The dead foetus was removed and Savita was taken to the high dependency unit and then the intensive care unit, where she died of septicaemia on the 28th.

An autopsy carried out by Dr Grace Callagy two days later found she died of septicaemia “documented ante-mortem” and E.coli ESBL.

A hospital spokesman confirmed the Health Service Executive had begun an investigation while the hospital had also instigated an internal investigation. He said the hospital extended its sympathy to the family and friends of Ms Halappanavar but could not discuss the details of any individual case.

Speaking from Belgaum in the Karnataka region of southwest India, Mr Halappanavar said an internal examination was performed when she first presented.

“The doctor told us the cervix was fully dilated, amniotic fluid was leaking and unfortunately the baby wouldn’t survive.” The doctor, he says, said it should be over in a few hours. There followed three days, he says, of the foetal heartbeat being checked several times a day.

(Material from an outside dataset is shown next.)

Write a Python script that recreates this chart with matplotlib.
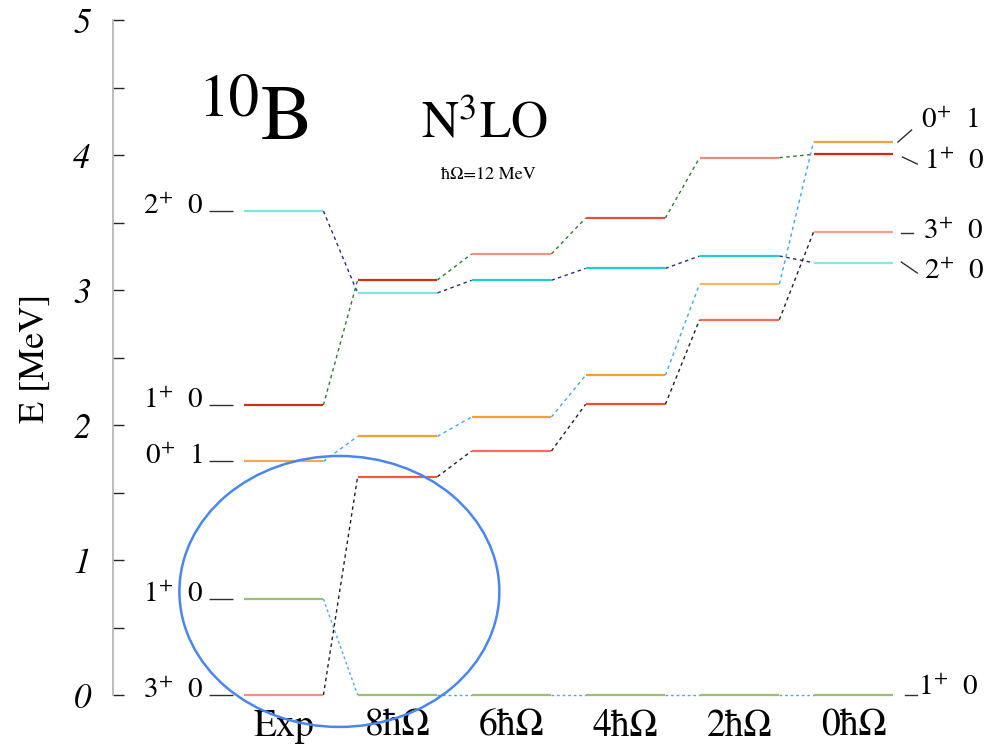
import matplotlib
matplotlib.use("Agg")
import matplotlib.pyplot as plt
from matplotlib.patches import Ellipse

plt.rcParams["font.family"] = ["STIXGeneral", "DejaVu Sans"]
plt.rcParams["mathtext.fontset"] = "stix"

# columns of the level scheme
columns = ["Exp", "8ħΩ", "6ħΩ", "4ħΩ", "2ħΩ", "0ħΩ"]

# excitation energies [MeV] of each tracked state, one value per column
e_2p0 = [3.585, 2.978, 3.072, 3.160, 3.252, 3.202]
e_1p0_hi = [2.148, 3.074, 3.267, 3.533, 3.980, 4.005]
e_0p1 = [1.730, 1.916, 2.059, 2.368, 3.044, 4.098]
e_1p0_lo = [0.711, 0.0, 0.0, 0.0, 0.0, 0.0]
e_3p0 = [0.0, 1.617, 1.807, 2.153, 2.780, 3.430]

left_labels = ["$2^{+}$  0", "$1^{+}$  0", "$0^{+}$  1", "$1^{+}$  0", "$3^{+}$  0"]
right_labels = ["$0^{+}$  1", "$1^{+}$  0", "$3^{+}$  0", "$2^{+}$  0", "$1^{+}$  0"]

states = [
    # energies, level colours per column, connector colour, connector dashes
    (e_2p0, ["#7fe3e3", "#7fe3e3", "#1fcfd6", "#1fcfd6", "#1fcfd6", "#8fe3e3"], "#2a2a80", (0, (2.5, 2.5))),
    (e_1p0_hi, ["#c83018", "#c83018", "#e89584", "#e8503a", "#e88b7c", "#d02a10"], "#2f7a2f", (0, (2.5, 2.5))),
    (e_0p1, ["#f4a850", "#f4a030", "#f4a030", "#f4a030", "#f8b860", "#f4a040"], "#40a8f0", (0, (2.5, 2.5))),
    (e_1p0_lo, ["#98c070", "#98c070", "#98c070", "#98c070", "#98c070", "#98c070"], "#50a8e8", (0, (2, 2))),
    (e_3p0, ["#f49080", "#f05a3a", "#f07060", "#f05030", "#f06a58", "#f4a090"], "#202020", (0, (2.5, 2.5))),
]

hw = 0.35  # half width of a level bar

fig = plt.figure(figsize=(9.98, 7.5), dpi=100)
ax = fig.add_axes([113 / 998, 55 / 750, 885 / 998, 675 / 750])
ax.set_xlim(-1.496, 6.268)
ax.set_ylim(0, 5)

for energies, colors, ccol, dash in states:
    for i, (e, c) in enumerate(zip(energies, colors)):
        ax.plot([i - hw, i + hw], [e, e], color=c, lw=1.6, solid_capstyle="butt",
                clip_on=False, zorder=3)
    for i in range(len(energies) - 1):
        ax.plot([i + hw, i + 1 - hw], [energies[i], energies[i + 1]],
                color=ccol, lw=1.0, linestyle=dash, clip_on=False, zorder=2)

# labels of the experimental levels
exp_levels = [s[0][0] for s in states]
for lab, e in zip(left_labels, exp_levels):
    ax.plot([-0.65, -0.44], [e, e], color="#303030", lw=1.0, solid_capstyle="butt",
            clip_on=False)
    ax.text(-0.70, e + 0.03, lab, ha="right", va="center", fontsize=21)

# labels of the 0ħΩ levels
right_y = [4.25, 3.95, 3.43, 3.13, 0.05]
leaders = [
    ((5.39, 4.096), (5.51, 4.185)),
    ((5.43, 3.985), (5.56, 3.933)),
    ((5.42, 3.42), (5.52, 3.42)),
    ((5.42, 3.207), (5.56, 3.126)),
    ((5.45, 0.0), (5.56, 0.0)),
]
right_x = [5.59, 5.62, 5.61, 5.62, 5.57]
for lab, ty, tx, (p0, p1) in zip(right_labels, right_y, right_x, leaders):
    ax.plot([p0[0], p1[0]], [p0[1], p1[1]], color="#303030", lw=1.0, clip_on=False)
    ax.text(tx, ty, lab, ha="left", va="center", fontsize=21)

ax.add_patch(Ellipse((0.49, 0.767), width=2.807, height=2.007, fill=False,
                     ec="#4a86f0", lw=1.8, clip_on=False, zorder=4))

for side in ["top", "right", "bottom"]:
    ax.spines[side].set_visible(False)
ax.spines["left"].set_color("#b0b0b0")
ax.spines["left"].set_linewidth(1.2)

ax.set_yticks(range(6))
ax.set_yticks([v + 0.5 for v in range(5)], minor=True)
ax.tick_params(axis="y", which="both", direction="in", length=8, width=1.0,
               color="#222222", pad=16, labelsize=25)
for t in ax.get_yticklabels():
    t.set_fontstyle("italic")
ax.set_xticks(range(len(columns)), columns)
ax.tick_params(axis="x", length=0, pad=10, labelsize=27)

fig.text(35 / 998, 1 - 358 / 750, "E [MeV]", rotation=90, ha="center", va="center", fontsize=26)
fig.text(259 / 998, 1 - 115 / 750, "10", ha="right", va="baseline", fontsize=44)
fig.text(261 / 998, 1 - 139 / 750, "B", ha="left", va="baseline", fontsize=56)
fig.text(484 / 998, 1 - 137 / 750, "N$^3$LO", ha="center", va="baseline", fontsize=37)
fig.text(488 / 998, 1 - 179 / 750, "ħΩ=12 MeV", ha="center", va="baseline", fontsize=13)

fig.savefig("out.png", dpi=100)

“Savita was really in agony. She was very upset, but she accepted she was losing the baby. When the consultant came on the ward rounds on Monday morning Savita asked if they could not save the baby could they induce to end the pregnancy. The consultant said, ‘As long as there is a foetal heartbeat we can’t do anything’.

“Again on Tuesday morning, the ward rounds and the same discussion. The consultant said it was the law, that this is a Catholic country. Savita [a Hindu] said: ‘I am neither Irish nor Catholic’ but they said there was nothing they could do.

“That evening she developed shakes and shivering and she was vomiting. She went to use the toilet and she collapsed. There were big alarms and a doctor took bloods and started her on antibiotics.

“The next morning I said she was so sick and asked again that they just end it, but they said they couldn’t.”

Critically ill

At lunchtime the foetal heart had stopped and Ms Halappanavar was brought to theatre to have the womb contents removed. “When she came out she was talking okay but she was very sick. That’s the last time I spoke to her.”

At 11 pm he got a call from the hospital. “They said they were shifting her to intensive care. Her heart and pulse were low, her temperature was high. She was sedated and critical but stable. She stayed stable on Friday but by 7pm on Saturday they said her heart, kidneys and liver weren’t functioning. She was critically ill. That night, we lost her.”

Mr Halappanavar took his wife’s body home on Thursday, November 1st, where she was cremated and laid to rest on November 3rd.

The hospital spokesman said that in general sudden hospital deaths were reported to the coroner. In the case of maternal deaths, a risk review of the case was carried out.

External experts were involved in this review and the family consulted on the terms of reference. They were also interviewed by the review team and given a copy of the report.

This is a personal nightmare.
There are are issues with high blood pressure in my family.
This could have been my sister, my cousin or in years to come my daughter.